#### Exercise goal
Set down all of the data that follows word for word, without the images.

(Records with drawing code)
####

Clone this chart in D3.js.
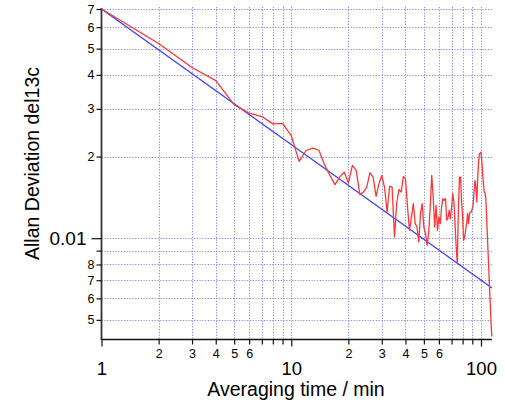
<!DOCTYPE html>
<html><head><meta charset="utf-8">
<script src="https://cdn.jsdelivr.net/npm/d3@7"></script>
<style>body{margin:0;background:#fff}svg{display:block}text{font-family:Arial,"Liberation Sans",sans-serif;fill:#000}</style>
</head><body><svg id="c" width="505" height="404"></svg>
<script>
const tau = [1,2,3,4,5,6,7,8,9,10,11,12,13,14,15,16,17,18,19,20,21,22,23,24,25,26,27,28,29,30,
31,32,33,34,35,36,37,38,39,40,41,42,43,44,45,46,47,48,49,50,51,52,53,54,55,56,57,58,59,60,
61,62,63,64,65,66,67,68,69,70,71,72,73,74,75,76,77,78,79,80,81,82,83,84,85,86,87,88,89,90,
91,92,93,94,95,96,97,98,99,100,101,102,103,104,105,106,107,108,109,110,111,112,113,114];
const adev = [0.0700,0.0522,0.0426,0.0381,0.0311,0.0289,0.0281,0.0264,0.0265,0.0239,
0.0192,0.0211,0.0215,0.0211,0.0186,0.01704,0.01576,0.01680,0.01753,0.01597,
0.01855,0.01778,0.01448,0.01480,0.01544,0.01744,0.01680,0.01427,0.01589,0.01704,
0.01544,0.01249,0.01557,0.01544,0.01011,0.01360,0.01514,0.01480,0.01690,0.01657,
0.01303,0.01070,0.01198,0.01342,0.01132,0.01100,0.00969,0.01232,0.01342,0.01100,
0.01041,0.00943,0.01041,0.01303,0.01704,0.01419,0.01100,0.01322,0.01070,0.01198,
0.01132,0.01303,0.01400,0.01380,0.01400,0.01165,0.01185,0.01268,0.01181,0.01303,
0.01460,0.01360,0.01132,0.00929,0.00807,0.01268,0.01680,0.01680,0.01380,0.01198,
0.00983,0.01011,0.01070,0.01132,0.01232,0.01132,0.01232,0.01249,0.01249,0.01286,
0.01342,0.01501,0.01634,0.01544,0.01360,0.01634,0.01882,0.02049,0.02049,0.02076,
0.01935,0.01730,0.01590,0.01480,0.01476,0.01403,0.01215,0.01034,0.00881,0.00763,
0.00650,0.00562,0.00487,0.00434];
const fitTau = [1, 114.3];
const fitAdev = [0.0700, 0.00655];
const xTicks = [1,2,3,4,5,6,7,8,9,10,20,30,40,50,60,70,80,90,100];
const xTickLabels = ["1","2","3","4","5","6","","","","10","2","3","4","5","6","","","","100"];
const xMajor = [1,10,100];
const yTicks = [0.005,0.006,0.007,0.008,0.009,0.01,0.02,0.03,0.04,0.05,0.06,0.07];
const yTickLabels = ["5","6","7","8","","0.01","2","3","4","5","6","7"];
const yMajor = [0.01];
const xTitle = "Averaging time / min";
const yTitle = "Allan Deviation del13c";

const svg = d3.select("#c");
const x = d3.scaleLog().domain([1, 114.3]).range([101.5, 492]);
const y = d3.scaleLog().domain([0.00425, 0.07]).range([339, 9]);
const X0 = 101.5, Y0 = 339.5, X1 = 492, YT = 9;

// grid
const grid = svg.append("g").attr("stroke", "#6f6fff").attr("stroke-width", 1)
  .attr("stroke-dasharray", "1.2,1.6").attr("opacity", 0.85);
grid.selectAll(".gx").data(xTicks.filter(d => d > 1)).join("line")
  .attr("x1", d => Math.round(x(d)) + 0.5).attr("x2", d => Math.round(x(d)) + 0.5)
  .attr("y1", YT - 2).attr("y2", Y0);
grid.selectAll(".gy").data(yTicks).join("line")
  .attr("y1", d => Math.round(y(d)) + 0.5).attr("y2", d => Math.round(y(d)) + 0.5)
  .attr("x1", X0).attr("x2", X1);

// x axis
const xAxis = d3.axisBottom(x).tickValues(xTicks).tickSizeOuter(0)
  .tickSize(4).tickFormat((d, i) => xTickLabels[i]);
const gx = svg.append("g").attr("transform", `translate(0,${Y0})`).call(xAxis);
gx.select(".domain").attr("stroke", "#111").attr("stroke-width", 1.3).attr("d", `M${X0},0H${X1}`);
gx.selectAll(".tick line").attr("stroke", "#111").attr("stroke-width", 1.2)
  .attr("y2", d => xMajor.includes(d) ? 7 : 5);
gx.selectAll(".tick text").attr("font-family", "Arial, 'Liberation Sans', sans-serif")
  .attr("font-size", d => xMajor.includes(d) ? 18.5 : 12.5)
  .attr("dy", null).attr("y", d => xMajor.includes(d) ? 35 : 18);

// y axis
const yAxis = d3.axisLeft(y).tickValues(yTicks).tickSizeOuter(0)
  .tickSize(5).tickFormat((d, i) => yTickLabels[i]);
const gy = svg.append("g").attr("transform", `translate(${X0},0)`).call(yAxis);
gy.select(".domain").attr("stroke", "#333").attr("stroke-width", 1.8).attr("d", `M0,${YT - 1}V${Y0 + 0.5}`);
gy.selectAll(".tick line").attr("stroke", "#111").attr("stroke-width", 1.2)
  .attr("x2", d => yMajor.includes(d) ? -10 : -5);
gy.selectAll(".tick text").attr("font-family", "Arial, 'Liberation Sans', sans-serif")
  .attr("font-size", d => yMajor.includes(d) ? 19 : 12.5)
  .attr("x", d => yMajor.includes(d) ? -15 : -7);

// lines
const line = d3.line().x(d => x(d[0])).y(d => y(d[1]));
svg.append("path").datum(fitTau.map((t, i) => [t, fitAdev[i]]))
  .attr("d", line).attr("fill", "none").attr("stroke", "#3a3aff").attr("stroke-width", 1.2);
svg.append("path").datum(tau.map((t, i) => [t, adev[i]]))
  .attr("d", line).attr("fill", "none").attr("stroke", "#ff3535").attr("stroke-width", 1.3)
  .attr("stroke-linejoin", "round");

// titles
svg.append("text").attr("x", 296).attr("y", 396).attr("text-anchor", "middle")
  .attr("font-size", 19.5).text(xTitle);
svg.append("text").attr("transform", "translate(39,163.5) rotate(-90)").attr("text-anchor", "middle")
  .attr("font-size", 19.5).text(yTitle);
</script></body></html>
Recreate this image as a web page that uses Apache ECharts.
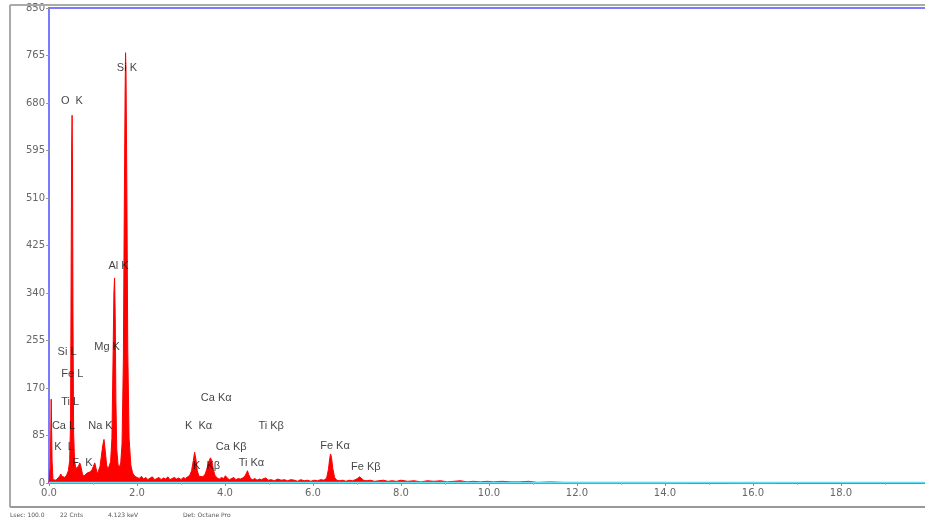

####

#### Answer to the problem
Clone this chart in D3.js.
<!DOCTYPE html>
<html><head><meta charset="utf-8">
<script src="https://cdn.jsdelivr.net/npm/d3@7"></script>
<style>body{margin:0;background:#fff}svg{display:block}text{font-family:Arial,"Liberation Sans",sans-serif;fill:#000}</style>
</head><body><svg id="c" width="505" height="404"></svg>
<script>
const tau = [1,2,3,4,5,6,7,8,9,10,11,12,13,14,15,16,17,18,19,20,21,22,23,24,25,26,27,28,29,30,
31,32,33,34,35,36,37,38,39,40,41,42,43,44,45,46,47,48,49,50,51,52,53,54,55,56,57,58,59,60,
61,62,63,64,65,66,67,68,69,70,71,72,73,74,75,76,77,78,79,80,81,82,83,84,85,86,87,88,89,90,
91,92,93,94,95,96,97,98,99,100,101,102,103,104,105,106,107,108,109,110,111,112,113,114];
const adev = [0.0700,0.0522,0.0426,0.0381,0.0311,0.0289,0.0281,0.0264,0.0265,0.0239,
0.0192,0.0211,0.0215,0.0211,0.0186,0.01704,0.01576,0.01680,0.01753,0.01597,
0.01855,0.01778,0.01448,0.01480,0.01544,0.01744,0.01680,0.01427,0.01589,0.01704,
0.01544,0.01249,0.01557,0.01544,0.01011,0.01360,0.01514,0.01480,0.01690,0.01657,
0.01303,0.01070,0.01198,0.01342,0.01132,0.01100,0.00969,0.01232,0.01342,0.01100,
0.01041,0.00943,0.01041,0.01303,0.01704,0.01419,0.01100,0.01322,0.01070,0.01198,
0.01132,0.01303,0.01400,0.01380,0.01400,0.01165,0.01185,0.01268,0.01181,0.01303,
0.01460,0.01360,0.01132,0.00929,0.00807,0.01268,0.01680,0.01680,0.01380,0.01198,
0.00983,0.01011,0.01070,0.01132,0.01232,0.01132,0.01232,0.01249,0.01249,0.01286,
0.01342,0.01501,0.01634,0.01544,0.01360,0.01634,0.01882,0.02049,0.02049,0.02076,
0.01935,0.01730,0.01590,0.01480,0.01476,0.01403,0.01215,0.01034,0.00881,0.00763,
0.00650,0.00562,0.00487,0.00434];
const fitTau = [1, 114.3];
const fitAdev = [0.0700, 0.00655];
const xTicks = [1,2,3,4,5,6,7,8,9,10,20,30,40,50,60,70,80,90,100];
const xTickLabels = ["1","2","3","4","5","6","","","","10","2","3","4","5","6","","","","100"];
const xMajor = [1,10,100];
const yTicks = [0.005,0.006,0.007,0.008,0.009,0.01,0.02,0.03,0.04,0.05,0.06,0.07];
const yTickLabels = ["5","6","7","8","","0.01","2","3","4","5","6","7"];
const yMajor = [0.01];
const xTitle = "Averaging time / min";
const yTitle = "Allan Deviation del13c";

const svg = d3.select("#c");
const x = d3.scaleLog().domain([1, 114.3]).range([101.5, 492]);
const y = d3.scaleLog().domain([0.00425, 0.07]).range([339, 9]);
const X0 = 101.5, Y0 = 339.5, X1 = 492, YT = 9;

// grid
const grid = svg.append("g").attr("stroke", "#6f6fff").attr("stroke-width", 1)
  .attr("stroke-dasharray", "1.2,1.6").attr("opacity", 0.85);
grid.selectAll(".gx").data(xTicks.filter(d => d > 1)).join("line")
  .attr("x1", d => Math.round(x(d)) + 0.5).attr("x2", d => Math.round(x(d)) + 0.5)
  .attr("y1", YT - 2).attr("y2", Y0);
grid.selectAll(".gy").data(yTicks).join("line")
  .attr("y1", d => Math.round(y(d)) + 0.5).attr("y2", d => Math.round(y(d)) + 0.5)
  .attr("x1", X0).attr("x2", X1);

// x axis
const xAxis = d3.axisBottom(x).tickValues(xTicks).tickSizeOuter(0)
  .tickSize(4).tickFormat((d, i) => xTickLabels[i]);
const gx = svg.append("g").attr("transform", `translate(0,${Y0})`).call(xAxis);
gx.select(".domain").attr("stroke", "#111").attr("stroke-width", 1.3).attr("d", `M${X0},0H${X1}`);
gx.selectAll(".tick line").attr("stroke", "#111").attr("stroke-width", 1.2)
  .attr("y2", d => xMajor.includes(d) ? 7 : 5);
gx.selectAll(".tick text").attr("font-family", "Arial, 'Liberation Sans', sans-serif")
  .attr("font-size", d => xMajor.includes(d) ? 18.5 : 12.5)
  .attr("dy", null).attr("y", d => xMajor.includes(d) ? 35 : 18);

// y axis
const yAxis = d3.axisLeft(y).tickValues(yTicks).tickSizeOuter(0)
  .tickSize(5).tickFormat((d, i) => yTickLabels[i]);
const gy = svg.append("g").attr("transform", `translate(${X0},0)`).call(yAxis);
gy.select(".domain").attr("stroke", "#333").attr("stroke-width", 1.8).attr("d", `M0,${YT - 1}V${Y0 + 0.5}`);
gy.selectAll(".tick line").attr("stroke", "#111").attr("stroke-width", 1.2)
  .attr("x2", d => yMajor.includes(d) ? -10 : -5);
gy.selectAll(".tick text").attr("font-family", "Arial, 'Liberation Sans', sans-serif")
  .attr("font-size", d => yMajor.includes(d) ? 19 : 12.5)
  .attr("x", d => yMajor.includes(d) ? -15 : -7);

// lines
const line = d3.line().x(d => x(d[0])).y(d => y(d[1]));
svg.append("path").datum(fitTau.map((t, i) => [t, fitAdev[i]]))
  .attr("d", line).attr("fill", "none").attr("stroke", "#3a3aff").attr("stroke-width", 1.2);
svg.append("path").datum(tau.map((t, i) => [t, adev[i]]))
  .attr("d", line).attr("fill", "none").attr("stroke", "#ff3535").attr("stroke-width", 1.3)
  .attr("stroke-linejoin", "round");

// titles
svg.append("text").attr("x", 296).attr("y", 396).attr("text-anchor", "middle")
  .attr("font-size", 19.5).text(xTitle);
svg.append("text").attr("transform", "translate(39,163.5) rotate(-90)").attr("text-anchor", "middle")
  .attr("font-size", 19.5).text(yTitle);
</script></body></html>
Recreate this image as a web page that uses Apache ECharts.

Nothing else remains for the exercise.